Our main goals are to refine pronunciation through repetition and exposure to the specific sounds of the language, to gain cultural awareness about the people and places where the target language is spoken, and to reinforce the students’ knowledge of other subject areas, such as math and social studies, through integrated activities and tasks. Evidence of understanding is demonstrated by each individual's ability to complete a task at her own pace successfully rather than by grade level objectives.
In Grades 1 through 5 oral and aural communication are emphasized with a steady increase of exposure to the skills of reading and writing in the target language. To maintain these goals, there is no set curriculum per grade, but rather the teacher builds and expands the vocabulary, communicative functions and embedded structures in new contexts so that the students can reinforce their understanding of the target language while being presented with a variety of topics. 5th Graders will travel to the Middle School building for language classes and they will use the language lab in the Middle School building to reinforce their listening comprehension skills.
Middle School World Languages
All students in Grades 6–8 are required to take French or Spanish. Additionally, all Grade 7 and 8 students are required to take Latin I.
Note: New Grade 7 students may need summer tutoring to enter Grade 7 French or Spanish, based on prior experience. A placement test can be given.
New Grade 8 students with prior experience can take a placement test for Grade 8 French/Spanish (Level 2). Typically, we place new Grade 8 students in Latin 1 with Grade 9 students, so that they can complete the 1-year requirement in Middle School. Looking ahead, in Grade 9, students may sign up for the language of choice.
Spanish or French
In Grades 6–8, students complete the standard North American French/Spanish I and II curriculum (ACTFL). Middle school French and Spanish take students on an exciting trip to new cultures while introducing them to basic grammar, language functions and everyday vocabulary which are consistently interwoven with major cultural themes. Individual and collaborative activities provide ample opportunity for the students to develop and use the language creatively and personally. Once a week the students visit the language lab to reinforce their listening comprehension skills. Evaluation of student performance is based on participation and on frequent skills testing (listening, speaking, reading and writing) throughout the year. Each year builds upon the other, allowing students to reinforce the old and incorporate the new. In the spring, students compete in the National French/Spanish Exam, which measures performance and achievement.

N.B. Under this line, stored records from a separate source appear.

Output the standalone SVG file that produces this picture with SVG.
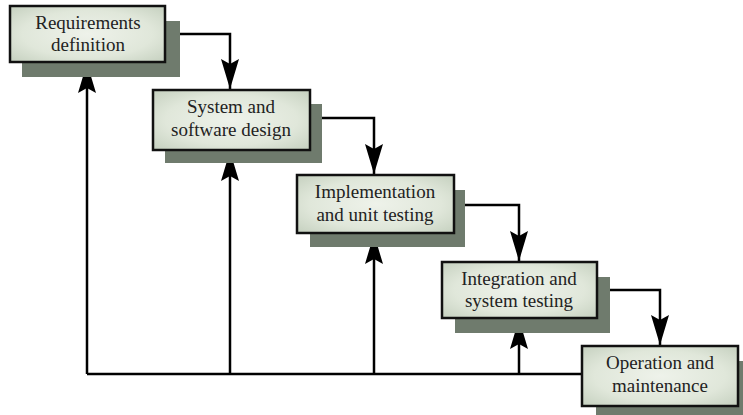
<svg xmlns="http://www.w3.org/2000/svg" width="743" height="415" viewBox="0 0 743 415">
<defs>
<radialGradient id="fillg" cx="0.5" cy="0.5" r="0.7">
<stop offset="0" stop-color="#eef2ea"/>
<stop offset="0.6" stop-color="#e0e7da"/>
<stop offset="1" stop-color="#c5d0bf"/>
</radialGradient>
<marker id="ah" viewBox="0 0 30 18" refX="30" refY="9" markerWidth="30" markerHeight="18" markerUnits="userSpaceOnUse" orient="auto">
<path d="M0,0 L30,9 L0,18 L5,9 Z" fill="#000"/>
</marker>
<style>
.shadow{fill:#6f7b6d}
.box{fill:url(#fillg);stroke:#111;stroke-width:2.5}
.lbl{font-family:"Liberation Serif","Times New Roman",serif;font-size:19px;fill:#222;text-anchor:middle}
.conn{fill:none;stroke:#000;stroke-width:2.5}
</style>
</defs>
<rect width="743" height="415" fill="#fff"/>
<g id="connectors">
<path class="conn" d="M165,34 H230 V89" marker-end="url(#ah)"/>
<path class="conn" d="M310,118 H374 V174" marker-end="url(#ah)"/>
<path class="conn" d="M454,205 H519 V261" marker-end="url(#ah)"/>
<path class="conn" d="M597,290 H660 V345" marker-end="url(#ah)"/>
<path class="conn" d="M582,374 H87"/>
<path class="conn" d="M87,374 V63" marker-end="url(#ah)"/>
<path class="conn" d="M230,374 V151" marker-end="url(#ah)"/>
<path class="conn" d="M374,374 V234" marker-end="url(#ah)"/>
<path class="conn" d="M519,374 V319" marker-end="url(#ah)"/>
</g>
<g id="n1">
<rect class="shadow" x="22" y="21" width="158" height="56"/>
<rect class="box" x="10" y="6" width="155" height="56"/>
<text class="lbl" x="88" y="29">Requirements</text>
<text class="lbl" x="88" y="51">definition</text>
</g>
<g id="n2">
<rect class="shadow" x="165" y="104" width="157" height="59"/>
<rect class="box" x="153" y="90" width="157" height="60"/>
<text class="lbl" x="231" y="113">System and</text>
<text class="lbl" x="231" y="136">software design</text>
</g>
<g id="n3">
<rect class="shadow" x="310" y="190" width="155" height="57"/>
<rect class="box" x="297" y="175" width="157" height="58"/>
<text class="lbl" x="375" y="198">Implementation</text>
<text class="lbl" x="375" y="221">and unit testing</text>
</g>
<g id="n4">
<rect class="shadow" x="455" y="277" width="155" height="56"/>
<rect class="box" x="442" y="262" width="155" height="56"/>
<text class="lbl" x="519" y="285">Integration and</text>
<text class="lbl" x="519" y="307">system testing</text>
</g>
<g id="n5">
<rect class="shadow" x="596" y="361" width="160" height="60"/>
<rect class="box" x="582" y="346" width="156" height="60"/>
<text class="lbl" x="660" y="369">Operation and</text>
<text class="lbl" x="660" y="392">maintenance</text>
</g>
</svg>
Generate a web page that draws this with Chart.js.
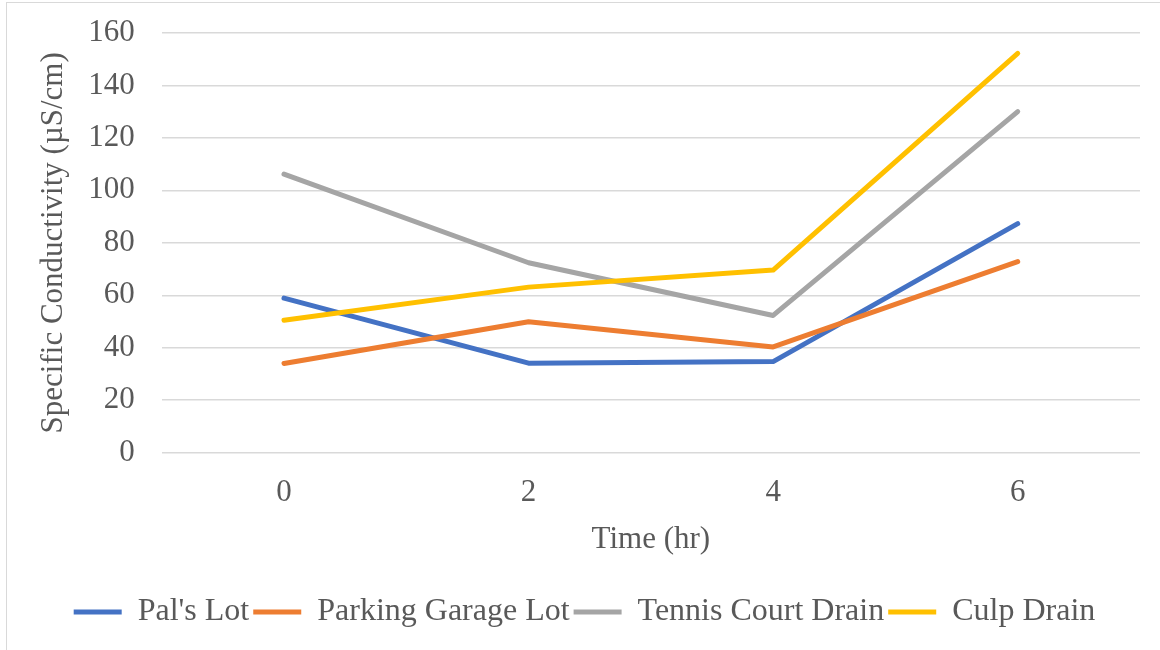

In Grades 7 and 8 students complete the standard North American Latin I curriculum. This curriculum introduces students to the core elements of the Latin language: the six tenses of the verb, the five noun declensions, and hundreds of Latin vocabulary items. Students also study Roman culture and civilization and the role Roman culture has played and continues to play in shaping the modern world. In the spring, students compete in the National Latin Exam, which measures performance and achievement.